» **Stated problem**: Pictures excluded, return the lines below from the first through the line holding "(REGION) [kbox] at".

########

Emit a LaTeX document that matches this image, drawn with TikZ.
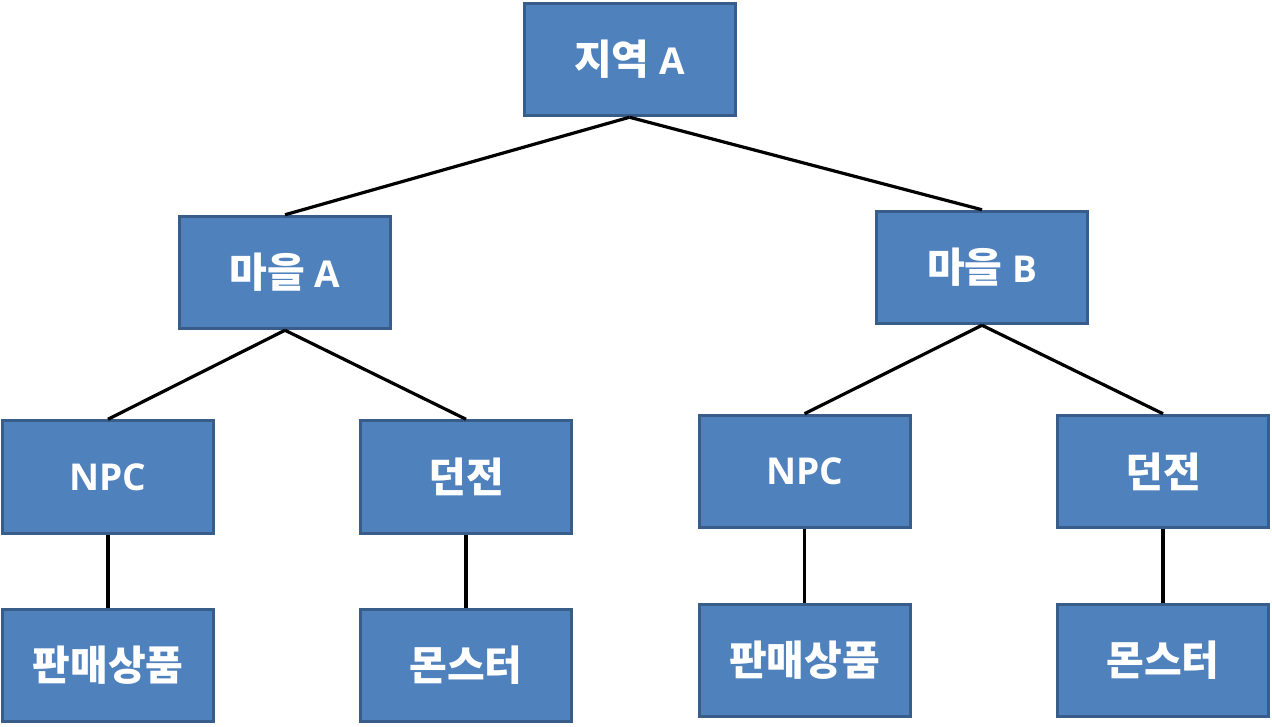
\documentclass[tikz,border=0pt]{standalone}
\usepackage{fontspec}
\setmainfont{Open Sans}
\newfontfamily\kofont{Noto Sans CJK KR}
\newcommand{\ko}[1]{{\kofont\fontsize{41}{46}\selectfont #1}}
\usetikzlibrary{positioning}
\definecolor{boxfill}{HTML}{4F81BD}
\definecolor{boxline}{HTML}{385D8A}
\tikzstyle{kbox}=[rectangle, draw=boxline, fill=boxfill, line width=3pt,
                  minimum width=211pt, minimum height=112.5pt, inner sep=2pt,
                  text=white, font=\bfseries\fontsize{37}{42}\selectfont]
\tikzstyle{tline}=[-, line width=3.2pt, black]
\begin{document}
\begin{tikzpicture}[node distance=0mm]
\useasboundingbox (0,0) rectangle (1272pt,-726pt);

\node (REGION) [kbox] at (629.5pt,-59.5pt) {\ko{지역} A};

\node (VILLA) [kbox,below left=97.5pt and 130.5pt of REGION] {\ko{마을} A};
\node (VILLB) [kbox,below right=92.5pt and 138.5pt of REGION] {\ko{마을} B};
 \draw[tline] (REGION.south) -- (VILLA.north);
 \draw[tline] (REGION.south) -- (VILLB.north);

\node (NPCA) [kbox,below left=89pt and -37pt of VILLA] {NPC};
\node (DUNA) [kbox,right=144pt of NPCA] {\ko{던전}};
 \draw[tline] (VILLA.south) -- (NPCA.north);
 \draw[tline] (VILLA.south) -- (DUNA.north);
\node (SHOPA) [kbox,below=73pt of NPCA] {\ko{판매상품}};
 \draw[tline] (NPCA.south) -- (SHOPA.north);
\node (MONA) [kbox,below=73pt of DUNA] {\ko{몬스터}};
 \draw[tline] (DUNA.south) -- (MONA.north);

\node (NPCB) [kbox,below left=88.5pt and -36.5pt of VILLB] {NPC};
\node (DUNB) [kbox,right=144.5pt of NPCB] {\ko{던전}};
 \draw[tline] (VILLB.south) -- (NPCB.north);
 \draw[tline] (VILLB.south) -- (DUNB.north);
\node (SHOPB) [kbox,below=73.5pt of NPCB] {\ko{판매상품}};
 \draw[tline] (NPCB.south) -- (SHOPB.north);
\node (MONB) [kbox,below=73.5pt of DUNB] {\ko{몬스터}};
 \draw[tline] (DUNB.south) -- (MONB.north);

\end{tikzpicture}
\end{document}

########

» **Result of this task**:
Emit a LaTeX document that matches this image, drawn with TikZ.
\documentclass[tikz,border=0pt]{standalone}
\usepackage{fontspec}
\setmainfont{Open Sans}
\newfontfamily\kofont{Noto Sans CJK KR}
\newcommand{\ko}[1]{{\kofont\fontsize{41}{46}\selectfont #1}}
\usetikzlibrary{positioning}
\definecolor{boxfill}{HTML}{4F81BD}
\definecolor{boxline}{HTML}{385D8A}
\tikzstyle{kbox}=[rectangle, draw=boxline, fill=boxfill, line width=3pt,
                  minimum width=211pt, minimum height=112.5pt, inner sep=2pt,
                  text=white, font=\bfseries\fontsize{37}{42}\selectfont]
\tikzstyle{tline}=[-, line width=3.2pt, black]
\begin{document}
\begin{tikzpicture}[node distance=0mm]
\useasboundingbox (0,0) rectangle (1272pt,-726pt);

\node (REGION) [kbox] at (629.5pt,-59.5pt) {\ko{지역} A};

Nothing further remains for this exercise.